Zodiac Partners II announced Friday it raised its all-cash tender offer for Destination XL Group to $0.84 per share from $0.66, after securing an additional $4.8 million equity commitment and receiving tenders representing roughly 14.7% of outstanding shares. The bid now values the NASDAQ-listed Big + Tall men's retailer at approximately $42 million on a fully diluted basis. The tender deadline moves to 5:00 PM Eastern on July 11, 2026.
DXL's board issued a statement acknowledging the revised offer but disclosed no position. The company retained D.A. Davidson as financial advisor and Nixon Peabody as legal counsel. The $0.84 price represents a 27.3% increase over Zodiac's April opening bid, though it remains 31% below DXL's twelve-month high of $1.22 reached in February. Zodiac Partners is a Delaware LLC formed in March specifically for this acquisition, with backing from an undisclosed consortium of retail turnaround specialists. The firm has committed to funding the entire tender through equity, avoiding the leverage constraints that collapsed two prior bids for struggling specialty retailers in Q1.
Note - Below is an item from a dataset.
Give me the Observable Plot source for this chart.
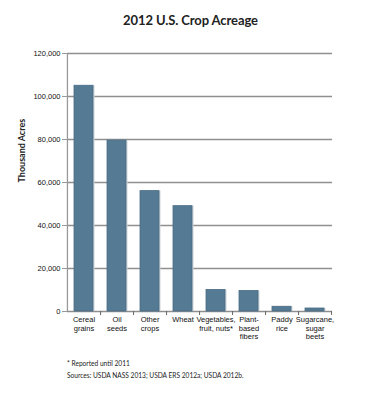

The move matters because it tests whether independent boards will negotiate with unsolicited bidders during a cycle where specialty retail consolidation has stalled. Since October, eleven announced deals in the apparel specialty segment have been withdrawn or repriced downward, as lenders retreated from inventory-heavy balance sheets. DXL operates 220 retail locations and reported $489 million in trailing revenue, but carries $48 million in net debt and has posted negative same-store sales growth in four of the past six quarters. Zodiac's willingness to inject pure equity signals either unusual conviction in the Big + Tall category's structural demand, or access to a distribution channel that monetizes DXL's 1.8 million loyalty members outside traditional retail margins.
The 14.7% tendered shares create a foothold but fall short of the 51% minimum condition Zodiac requires to proceed. Worth noting: the firm has not disclosed whether it holds a toehold position acquired before the tender commenced. If Zodiac crosses 20% ownership, it triggers Delaware's business combination statute, forcing a three-year standstill unless the board approves a negotiated transaction. That clock creates asymmetry—DXL can wait, but Zodiac cannot add incremental equity commitments indefinitely without repricing its return assumptions.
Operators should monitor whether DXL's board issues a formal recommendation by June 30th, the date Zodiac's prior SEC filings indicated it expected a response. Watch for 13D/G amendments from Zodiac or any third-party filers, which would reveal whether other specialty retail acquirers view DXL's customer file as undervalued. The next tender count will be disclosed no later than July 8th, three business days before expiration. If Zodiac Partners secures commitments above 35% by mid-July, the probability of a negotiated floor price rises sharply.
DXL shares closed Friday at $0.79, a 6.7% discount to the revised offer, implying the market assigns roughly one-in-three odds the tender succeeds at current terms.